Ron Griffith

Phoenix Auto Owner Ron Griffith is shown with his Wasteland Weekend automotive creation Monstr Carlo at his shop Sept. 18.

CALIFORNIA CITY – One weekend out of the year, Phoenix Auto Owner Ron Griffith closes up shop and relocates a few miles outside of California City. At the Wasteland Weekend site near Aerial Acres, he sets up Central Garage and assumes the name Godfather, joining some 4,000 other fans of the Mad Max universe.

“I’m probably one of the greatest Mad Max fans the world’s ever seen,” said Griffith. “I always wanted to build a Mad Max car, but never had a reason to, you know.”

One of the customers at Phoenix Auto was looking around at the salvage cars on his lot a few years back and asked him if he’d ever heard of Wasteland Weekend.

“I said ‘what the hell is Wasteland Weekend,’ you know,” said Griffith. “So we started talking back and forth and then I went on the Wasteland Weekend website and I found a phone number. I called them and left a message saying ‘hey, if you are needing a place to store stuff before the event and some place to keep stuff – some kind of a staging point, you know – call me back.’ I just told them I have a big yard and I just love Mad Max. They called me back and that kind of got the ball rolling.”

In March of 2012 decided he needed to do more than just help store vehicles for the event.

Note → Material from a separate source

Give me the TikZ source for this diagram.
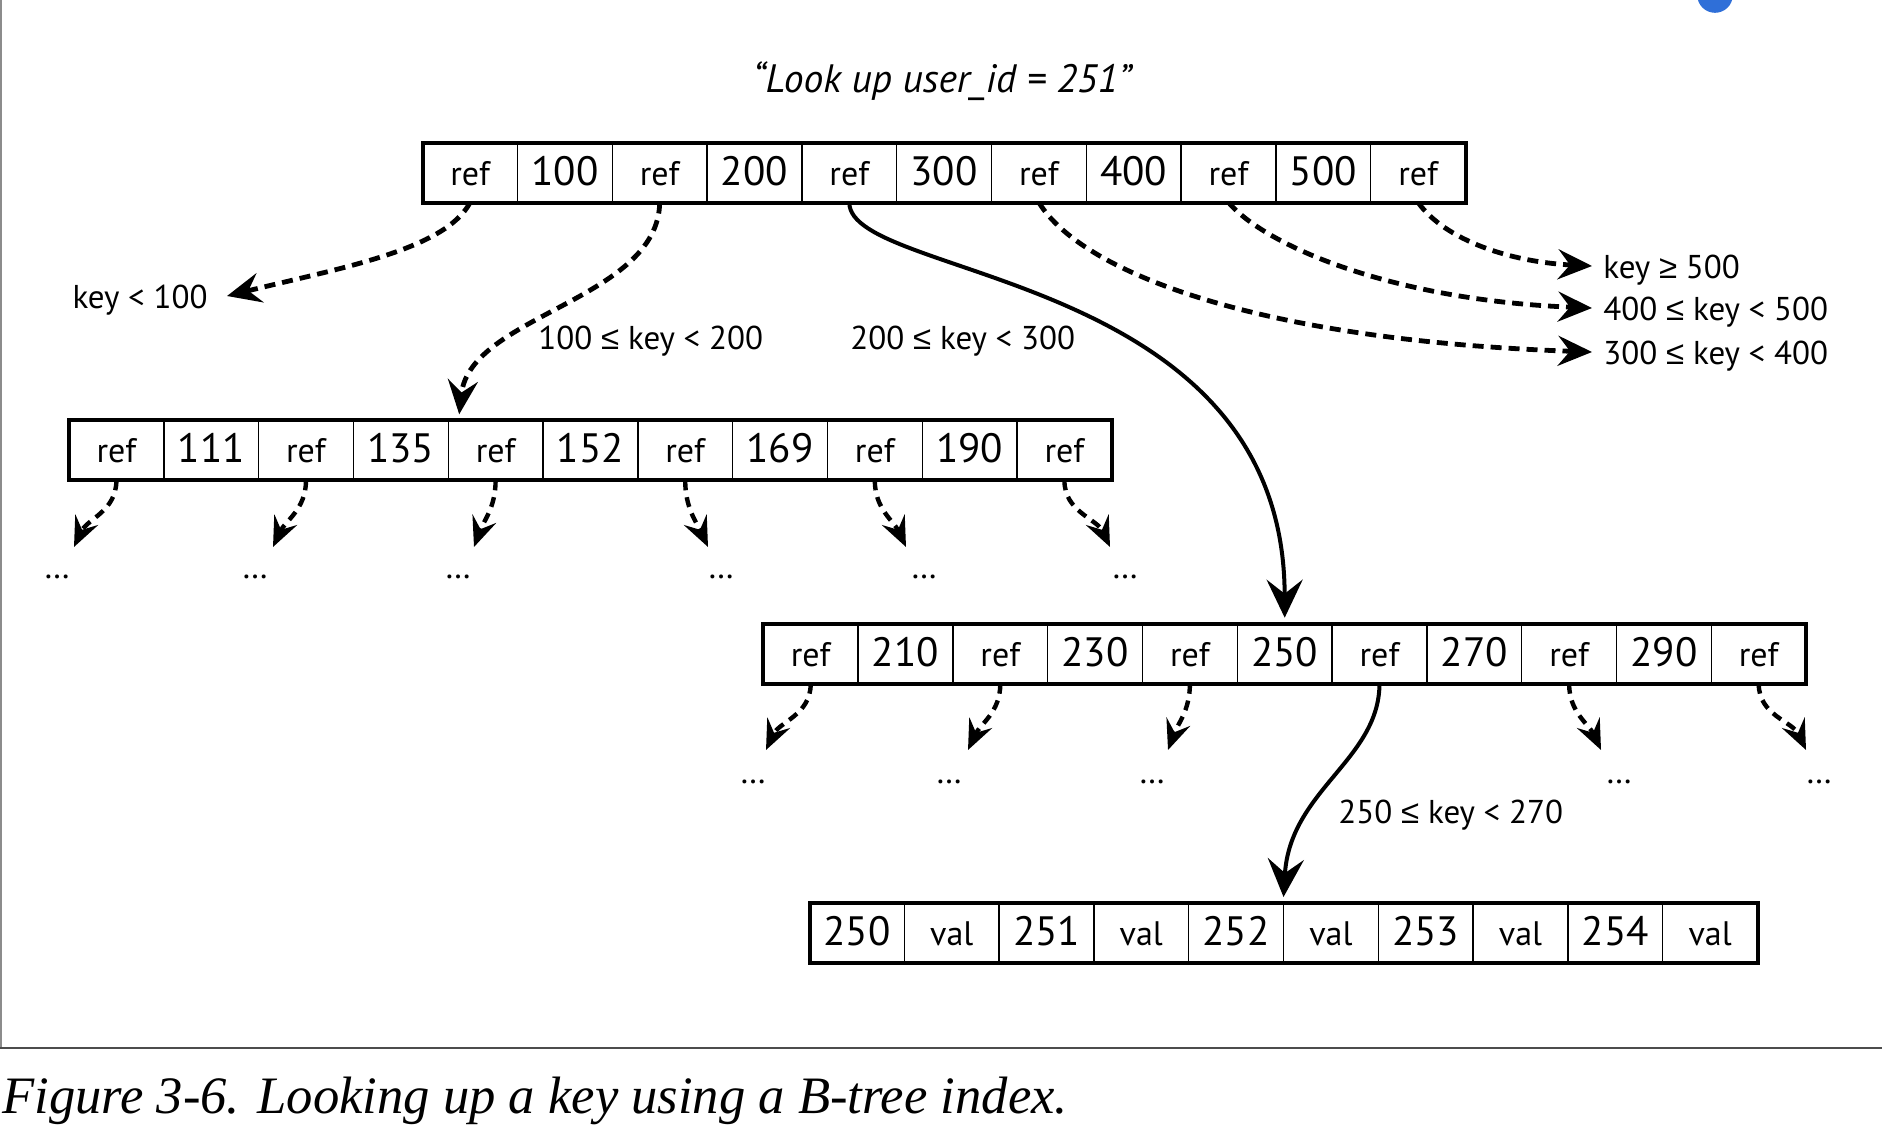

“I thought to myself, well, you know if I’m going out there - I’m a gearhead, I’m a car guy - I gotta have a car,” said Griffith. “So I built a car, The Monster Carlo.”

The car took first place in the car show its first year at Wasteland Weekend.

“It was awesome, but it also kind of bummed me out,” said Griffith. “Because once you get first place, you can never win again.”

The first year he attended, he said there were probably only 30 cars, in recent years the number of custom cars has climbed into the hundreds.

“Everybody loves the cars now and brings them out,” said Griffith. “But I had a blast. It was a lot of fun. I met some really awesome people. It was like a family environment, you know. Of course it’s 18 and older so your kids got to stay home and the dogs got to stay at home, all that kind of stuff. But it was it was just amazing.  I mean it was in a you go through that gate, you’re so immersed in the whole Mad Max thing everybody’s dressed in character you know and it’s just like a Renaissance Faire. They kind of want to put you in a place to where it looks like you’re you’re you’re there. I love it, I have a lot of fun with it. I built a lot of cars over the years so my sold, some I scrapped, some didn’t work out so great.”

Some of the vehicles stored at his yard include screen accurate reproductions from a company in Michigan.

As much as he loves Wasteland Weekend, Griffith had to sit out the 2018 event.

“That was my third heart attack,” he said. “Normally it’s right after Wasteland Weekend. My first heart attack was right after Wasteland Weekend 2013, then I had another heart attack the last day of Wasteland 2015. Then I skipped a year and had one last year. Even though this is my vacation time and time away, I sometimes get overwhelmed.”

Griffith also has two repurposed buses that have been modified to fit into the Wasteland Weekend theme. He uses one for camping at the event and the other for commodities – Wasteland largely uses a barter system for commerce and people are always looking for something to add to their vehicles or outfits.

“We barter so much stuff, you can’t imagine,” said Griffith.”It doesn’t matter what it is, it’s stuff that people decide they just can’t live without.”

Air conditioner parts, aluminum plates, items found in the trunks of junked cars, road signs and many other items have found their way from his shop into a costume piece or car project.

“We just sort of store stuff in the buses throughout the year and we start saving stuff up,” said Griffith. “They are basically like an arts and crafts project. So it becomes cool cosplay.”